Over the weekend the Daily Telegraph ran a story on how a new Church of England book entitled Ancient Faith, Future Mission, published as part of the ongoing "Fresh Expressions" initiative, proposes a multitude of (unintentionally) amusing ways in which the Church can attempt to reach out to a younger audience. They include using YouTube in church, beat poetry Psalm recitals and "U2charists" – services with U2 songs instead of hymns, because if you really want to get down with the kids it's best to do it by using the music of a band that peaked in the mid-1980s.
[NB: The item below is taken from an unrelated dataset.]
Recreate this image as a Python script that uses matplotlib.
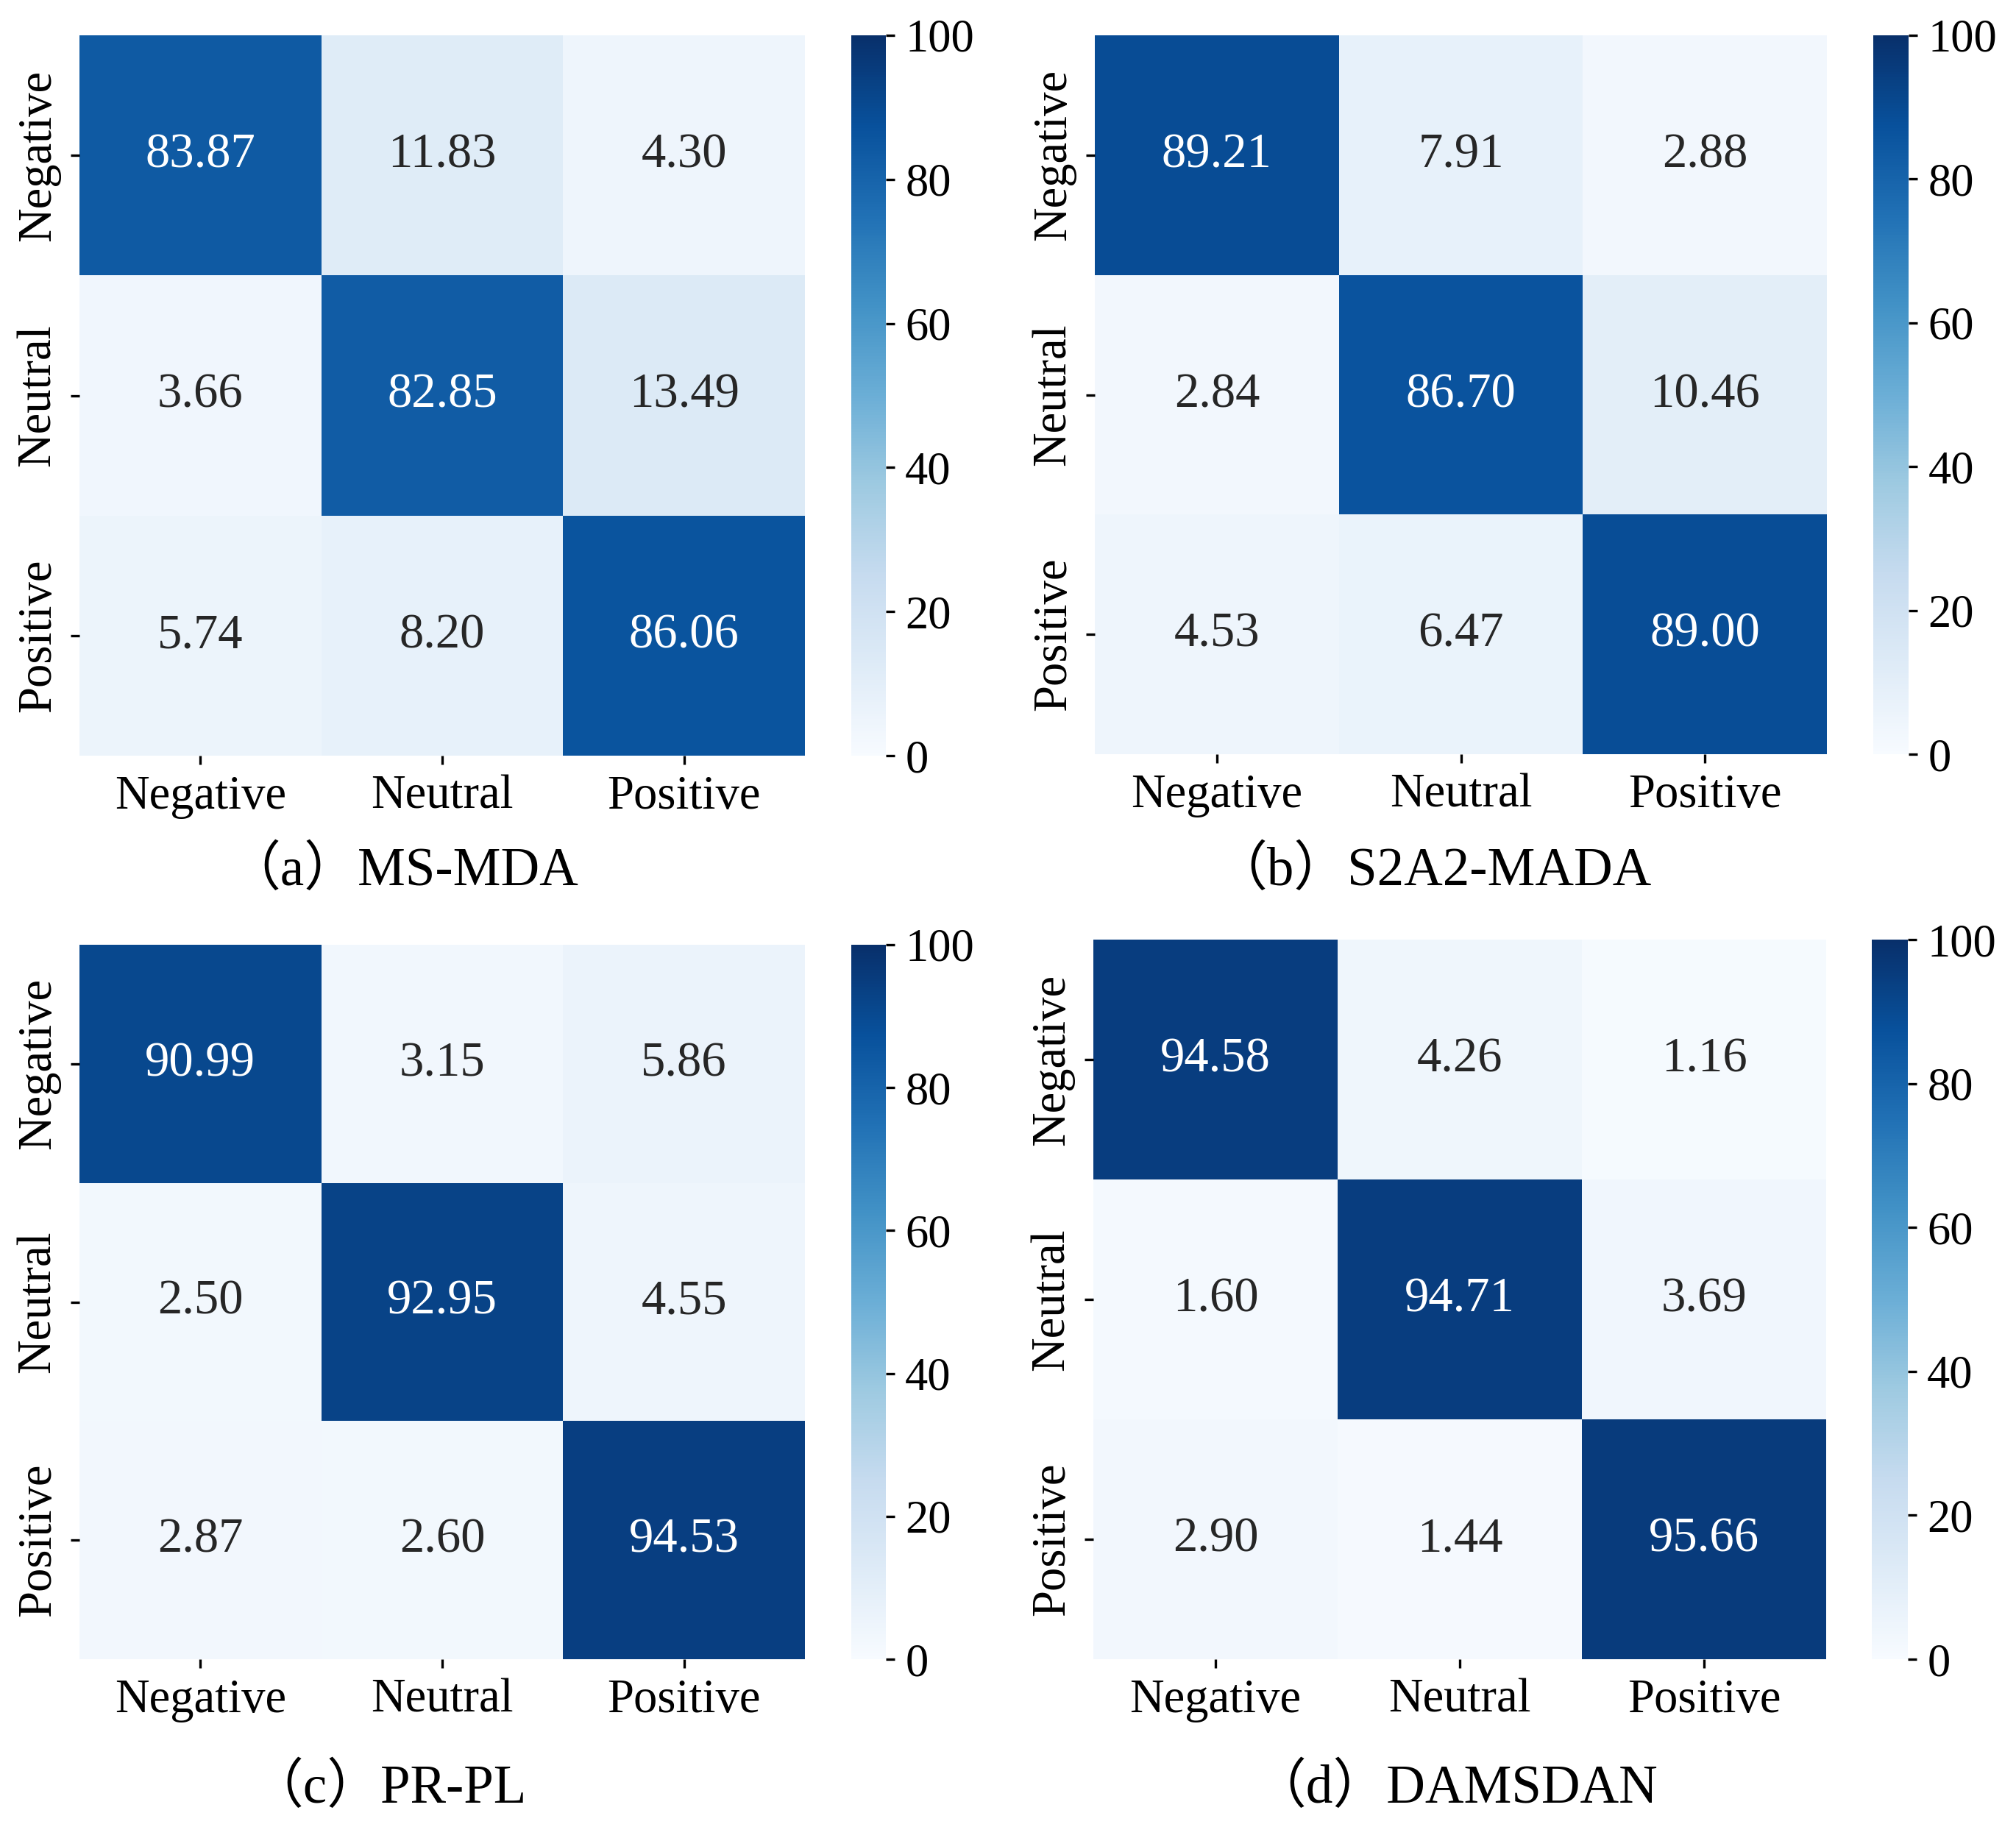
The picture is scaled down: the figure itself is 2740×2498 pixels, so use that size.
import numpy as np
import matplotlib
matplotlib.use("Agg")
import matplotlib.pyplot as plt
import seaborn as sns

plt.rcParams['font.family'] = ['Liberation Serif', 'Noto Sans CJK SC']

labels = ["Negative", "Neutral", "Positive"]

ms_mda = [[83.87, 11.83, 4.30],
          [3.66, 82.85, 13.49],
          [5.74, 8.20, 86.06]]
s2a2_mada = [[89.21, 7.91, 2.88],
             [2.84, 86.70, 10.46],
             [4.53, 6.47, 89.00]]
pr_pl = [[90.99, 3.15, 5.86],
         [2.50, 92.95, 4.55],
         [2.87, 2.60, 94.53]]
damsdan = [[94.58, 4.26, 1.16],
           [1.60, 94.71, 3.69],
           [2.90, 1.44, 95.66]]

matrices = [ms_mda, s2a2_mada, pr_pl, damsdan]
captions = ["（a）MS-MDA", "（b）S2A2-MADA", "（c）PR-PL", "（d）DAMSDAN"]

W, H = 2740, 2498
fig = plt.figure(figsize=(W / 300, H / 300), dpi=300)


def px_box(x0, x1, y0, y1):
    # pixel box (top-left origin) -> figure fraction rect
    return [x0 / W, 1 - y1 / H, (x1 - x0) / W, (y1 - y0) / H]


# heatmap boxes and colorbar boxes, in pixels
heat_boxes = [(108, 1094, 48, 1027), (1488, 2483, 48, 1025),
              (108, 1094, 1284, 2255), (1486, 2482, 1277, 2255)]
cbar_boxes = [(1157, 1204, 48, 1027), (2546, 2594, 48, 1025),
              (1157, 1204, 1284, 2255), (2544, 2593, 1277, 2255)]
caption_pos = [(547, 1203), (1947, 1203), (528, 2450), (1978, 2450)]

for m, cap, hb, cb, cp in zip(matrices, captions, heat_boxes, cbar_boxes, caption_pos):
    ax = fig.add_axes(px_box(*hb))
    cax = fig.add_axes(px_box(*cb))
    sns.heatmap(np.array(m), ax=ax, cbar_ax=cax, annot=True, fmt=".2f",
                cmap="Blues", vmin=0, vmax=100,
                xticklabels=labels, yticklabels=labels,
                annot_kws={"size": 16})
    ax.tick_params(labelsize=15.5, length=2.8, width=0.8)
    plt.setp(ax.get_yticklabels(), rotation=90, va="center")
    plt.setp(ax.get_xticklabels(), rotation=0)
    cax.tick_params(labelsize=15, length=2.8, width=0.8)
    cax.set_yticks([0, 20, 40, 60, 80, 100])
    fig.text(cp[0] / W, 1 - cp[1] / H, cap, ha="center", va="baseline", fontsize=17.5)

fig.savefig("out.png", dpi=300)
Perhaps best of all, the book suggests worshippers say prayers "for the corporate world, for influential CEOs who oversee billion-dollar industries". And there's even an example:
"We pray for John Chambers of Cisco Systems, Bill Gates of Microsoft, Dr Eric Schmidt of Google Inc, H Lee Scott Jr of Wal-Mart Stores and others who have already made commitments to justice."Brilliant. And what do the "traditionalists" think of all this? Enter the Rev David Houlding, prebendary at St Paul's Cathedral:
"All this is tosh. It's just a passing fad, irrelevant, shallow and pointless. There's no depth to it and it's embarrassing because it'll make people think that we're eccentric and silly."Well said, sir.